MLB statistics (through April 7, 2026)
- Win–loss record: 7–10
- Earned run average: 4.19
- Strikeouts: 156
- Stats at Baseball Reference

Teams
- Chicago White Sox (2025–present);

Career highlights and awards
- All-Star (2025);

= Shane Smith (baseball) =

American baseball player (born 2000)

Shane Jeffrey Smith (born April 4, 2000) is an American professional baseball pitcher for the Chicago White Sox of Major League Baseball (MLB). He made his MLB debut in 2025, and was named an All-Star the same season.

==Career==
===Amateur career===
Smith attended The Governor's Academy in Byfield, Massachusetts, and Wake Forest University, where he played college baseball for the Wake Forest Demon Deacons. He underwent Tommy John surgery in 2021.

===Milwaukee Brewers===
After going unselected in the 2021 MLB draft, Smith signed with the Milwaukee Brewers as an undrafted free agent on July 27, 2021. He made his professional debut in 2022 with the rookie-level Arizona Complex League Brewers.

Smith split the 2023 season between the Single-A Carolina Mudcats, High-A Wisconsin Timber Rattlers, and Double-A Biloxi Shuckers. In 38 appearances for the three affiliates, he compiled a cumulative 7–4 win–loss record and a 1.96 earned run average (ERA) with 86 strikeouts and 10 saves across 59 2/3 innings pitched. While pitching for Biloxi in 2024, the Brewers named him their minor league pitcher of the month for May. In 32 total appearances for Biloxi and the Triple-A Nashville Sounds, Smith posted a 6–3 record and 3.05 ERA with 113 strikeouts across 94 1/3 innings pitched.

===Chicago White Sox===
On December 11, 2024, the Chicago White Sox selected Smith from the Brewers with the first selection of the Rule 5 draft. On March 20, 2025, the White Sox announced that Smith had made their Opening Day roster. He made his MLB debut on April 1. On April 24, Smith recorded his first career win after tossing five scoreless innings (with seven strikeouts) over the Minnesota Twins.

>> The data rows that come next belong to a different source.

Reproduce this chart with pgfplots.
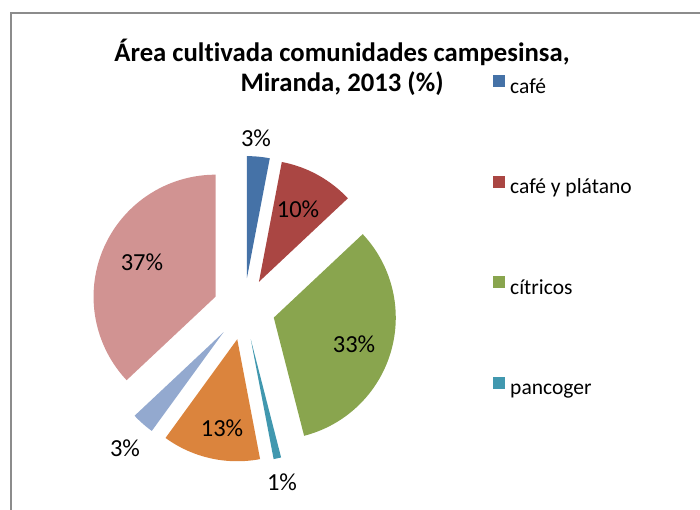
\documentclass[border=0pt]{standalone}
\usepackage{pgfplots}
\pgfplotsset{compat=1.18}
\usepackage{fontspec}
\setmainfont{Carlito}[Ligatures=NoCommon]
\definecolor{cBlue}{HTML}{4572A7}
\definecolor{cRed}{HTML}{AA4643}
\definecolor{cGreen}{HTML}{89A54E}
\definecolor{cTeal}{HTML}{4198AF}
\definecolor{cOrange}{HTML}{DB843D}
\definecolor{cLav}{HTML}{93A9CF}
\definecolor{cPink}{HTML}{D19392}
\definecolor{frame}{HTML}{8C8C8C}
\newcommand\cx{244}\newcommand\cy{201}\newcommand\R{122}\newcommand\ex{31}
\gdef\cum{0}
% #1 value (percent), #2 colour, #3 extra options
\newcommand\slice[3]{%
  \pgfmathsetmacro\sa{90-3.6*\cum}%
  \pgfmathsetmacro\ea{90-3.6*(\cum+#1)}%
  \pgfmathsetmacro\ma{(\sa+\ea)/2}%
  \pgfmathsetmacro\ox{\cx+\ex*cos(\ma)}%
  \pgfmathsetmacro\oy{\cy+\ex*sin(\ma)}%
  \pgfmathsetmacro\newcum{\cum+#1}%
  \xdef\cum{\newcum}%
  \edef\temp{\noexpand\addplot[fill=#2,draw=none,domain=\ea:\sa,samples=90,#3] ({\ox+\R*cos(x)},{\oy+\R*sin(x)}) -- (axis cs:\ox,\oy) -- cycle;}%
  \temp}
\begin{document}
\begin{tikzpicture}
\useasboundingbox (0,0) rectangle (700pt,510pt);
\begin{axis}[
  at={(0,0)}, anchor=south west,
  x=1pt, y=1pt, xmin=0, xmax=700, ymin=0, ymax=510,
  hide axis, clip=false,
  legend image code/.code={\fill[#1] (0pt,0pt) rectangle (12pt,12pt);},
  legend style={at={(0.7043,0.8530)}, anchor=north west, draw=none, fill=none,
    inner sep=0pt, row sep=82.6pt, column sep=5pt,
    font=\fontsize{21.5}{21.5}\selectfont,
    nodes={inner sep=0pt, text height=12pt, text depth=0pt},
    cells={anchor=west}},
]
\draw[frame, line width=2pt] (axis cs:11,0) -- (axis cs:11,497.3) -- (axis cs:700,497.3);
\slice{3}{cBlue}{}
\addlegendentry{café}
\slice{10}{cRed}{}
\addlegendentry{café y plátano}
\slice{33}{cGreen}{}
\addlegendentry{cítricos}
\slice{1}{cTeal}{}
\addlegendentry{pancoger}
\slice{13}{cOrange}{forget plot}
\slice{3}{cLav}{forget plot}
\slice{37}{cPink}{forget plot}
\begin{scope}[every node/.style={font=\fontsize{24.5}{24.5}\selectfont, inner sep=0pt}]
\node at (axis cs:256,372) {3\%};
\node at (axis cs:298,301) {10\%};
\node at (axis cs:354,166) {33\%};
\node at (axis cs:282,28) {1\%};
\node at (axis cs:222,82) {13\%};
\node at (axis cs:125,62) {3\%};
\node at (axis cs:142,248) {37\%};
\end{scope}
\node[anchor=base, font=\fontsize{26.7}{26.7}\selectfont\bfseries, inner sep=0pt] at (axis cs:342,448.3) {Área cultivada comunidades campesinsa,};
\node[anchor=base, font=\fontsize{26.7}{26.7}\selectfont\bfseries, inner sep=0pt] at (axis cs:342,418) {Miranda, 2013 (\%)};
\end{axis}
\end{tikzpicture}
\end{document}
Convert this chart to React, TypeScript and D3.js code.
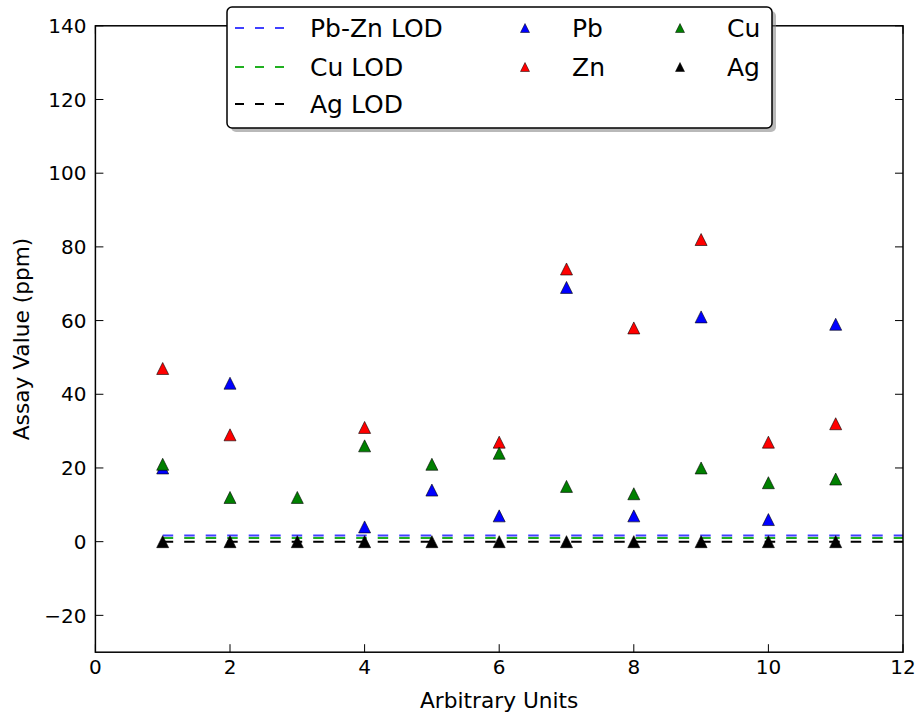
import React from "react";
import * as d3 from "d3";

const xValues = [1, 2, 3, 4, 5, 6, 7, 8, 9, 10, 11];
const pbValues: (number | null)[] = [20, 43, null, 4, 14, 7, 69, 7, 61, 6, 59];
const znValues: (number | null)[] = [47, 29, null, 31, null, 27, 74, 58, 82, 27, 32];
const cuValues: (number | null)[] = [21, 12, 12, 26, 21, 24, 15, 13, 20, 16, 17];
const agValues: (number | null)[] = [0, 0, 0, 0, 0, 0, 0, 0, 0, 0, 0];

const lodNames = ["Pb-Zn LOD", "Cu LOD", "Ag LOD"];
const lodValues = [1.7, 1, 0];
const lodColors = ["#4040ff", "#20b020", "#000000"];
const lodRange = [1, 12];

const seriesNames = ["Pb", "Zn", "Cu", "Ag"];
const seriesColors = ["#0000ff", "#ff0000", "#008000", "#000000"];
const seriesData = [pbValues, znValues, cuValues, agValues];

const xTicks = [0, 2, 4, 6, 8, 10, 12];
const yTicks = [-20, 0, 20, 40, 60, 80, 100, 120, 140];

const W = 918;
const H = 717;
const left = 95.4;
const right = 903;
const top = 25.8;
const bottom = 652.2;

const FONT = "'DejaVu Sans', sans-serif";

function tri(cx: number, cy: number, r: number) {
  return `M${cx},${cy - r}L${cx - r},${cy + r}L${cx + r},${cy + r}Z`;
}

export default function App() {
  const x = d3.scaleLinear().domain([0, 12]).range([left, right]);
  const y = d3.scaleLinear().domain([-30, 140]).range([bottom, top]);
  const line = d3.line<[number, number]>().x((d) => x(d[0])).y((d) => y(d[1]));

  const tickLen = 8;

  // legend layout
  const lg = { x: 227, y: 7, w: 545, h: 121 };
  const rowsY = [28, 67, 104];
  const markerCols = [525, 680];
  const textCols = [572, 727];

  return (
    <svg
      width={W}
      height={H}
      style={{ position: "absolute", left: 0, top: 0, background: "#fff" }}
      fontFamily={FONT}
    >
      <rect x={0} y={0} width={W} height={H} fill="#fff" />
      <defs>
        <clipPath id="plotclip">
          <rect x={left} y={top} width={right - left} height={bottom - top} />
        </clipPath>
      </defs>

      {/* LOD lines */}
      <g clipPath="url(#plotclip)">
        {lodValues.map((v, i) => (
          <path
            key={lodNames[i]}
            d={line([
              [lodRange[0], v],
              [lodRange[1], v],
            ]) || ""}
            stroke={lodColors[i]}
            strokeWidth={2}
            strokeDasharray="10.5,11"
            fill="none"
          />
        ))}
      </g>

      {/* points */}
      <g clipPath="url(#plotclip)">
        {seriesData.map((vals, si) =>
          vals.map((v, i) =>
            v === null ? null : (
              <path
                key={`${seriesNames[si]}-${i}`}
                d={tri(x(xValues[i]), y(v), 6)}
                fill={seriesColors[si]}
                stroke="#000"
                strokeWidth={0.6}
              />
            )
          )
        )}
      </g>

      {/* frame */}
      <rect
        x={left}
        y={top}
        width={right - left}
        height={bottom - top}
        fill="none"
        stroke="#000"
        strokeWidth={1.5}
      />

      {/* x ticks */}
      {xTicks.map((t) => (
        <g key={`xt${t}`}>
          <line x1={x(t)} x2={x(t)} y1={bottom} y2={bottom - tickLen} stroke="#000" strokeWidth={1} />
          <line x1={x(t)} x2={x(t)} y1={top} y2={top + tickLen} stroke="#000" strokeWidth={1} />
          <text x={x(t)} y={bottom + 22} textAnchor="middle" fontSize={20} fill="#000">
            {t}
          </text>
        </g>
      ))}

      {/* y ticks */}
      {yTicks.map((t) => (
        <g key={`yt${t}`}>
          <line x1={left} x2={left + tickLen} y1={y(t)} y2={y(t)} stroke="#000" strokeWidth={1} />
          <line x1={right} x2={right - tickLen} y1={y(t)} y2={y(t)} stroke="#000" strokeWidth={1} />
          <text
            x={left - 9}
            y={y(t)}
            dy="0.36em"
            textAnchor="end"
            fontSize={20}
            fill="#000"
          >
            {t < 0 ? `\u2212${Math.abs(t)}` : t}
          </text>
        </g>
      ))}

      {/* axis labels */}
      <text x={(left + right) / 2} y={708} textAnchor="middle" fontSize={21.7} fill="#000">
        Arbitrary Units
      </text>
      <text
        transform={`translate(29, ${(top + bottom) / 2}) rotate(-90)`}
        textAnchor="middle"
        fontSize={21.7}
        fill="#000"
      >
        Assay Value (ppm)
      </text>

      {/* legend */}
      <rect x={lg.x + 4} y={lg.y + 4} width={lg.w} height={lg.h} rx={5} fill="#808080" opacity={0.55} />
      <rect x={lg.x} y={lg.y} width={lg.w} height={lg.h} rx={5} fill="#fff" stroke="#000" strokeWidth={1.5} />
      {lodNames.map((n, i) => (
        <g key={`lg-${n}`}>
          <line
            x1={235}
            x2={289}
            y1={rowsY[i]}
            y2={rowsY[i]}
            stroke={lodColors[i]}
            strokeWidth={2}
            strokeDasharray="9,11"
          />
          <text x={310} y={rowsY[i]} dy="0.36em" fontSize={25} fill="#000">
            {n}
          </text>
        </g>
      ))}
      {seriesNames.map((n, i) => {
        const col = Math.floor(i / 2);
        const row = i % 2;
        return (
          <g key={`lg-${n}`}>
            <path
              d={tri(markerCols[col], rowsY[row], 4.5)}
              fill={seriesColors[i]}
              stroke="#000"
              strokeWidth={0.5}
            />
            <text x={textCols[col]} y={rowsY[row]} dy="0.36em" fontSize={25} fill="#000">
              {n}
            </text>
          </g>
        );
      })}
    </svg>
  );
}
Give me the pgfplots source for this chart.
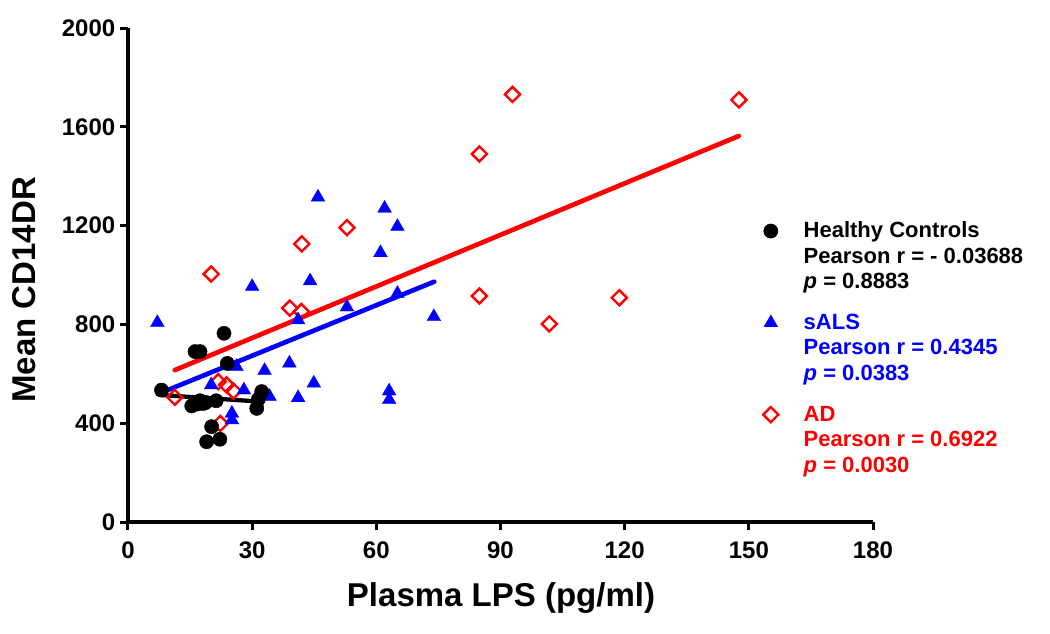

On July 6, Smith was selected to the 2025 MLB All-Star Game, becoming only the second player—the first having been Dan Uggla in 2006—to be named an All-Star in the season following their Rule 5 selection. He finished the 2025 season with a 7–8 record and a 3.81 ERA in 146 1/3 innings pitched in 29 games started.

Smith started for the White Sox on Opening Day in 2026. After pitching to a 10.80 ERA in his first three starts, the White Sox optioned Smith to the Triple-A Charlotte Knights on April 8.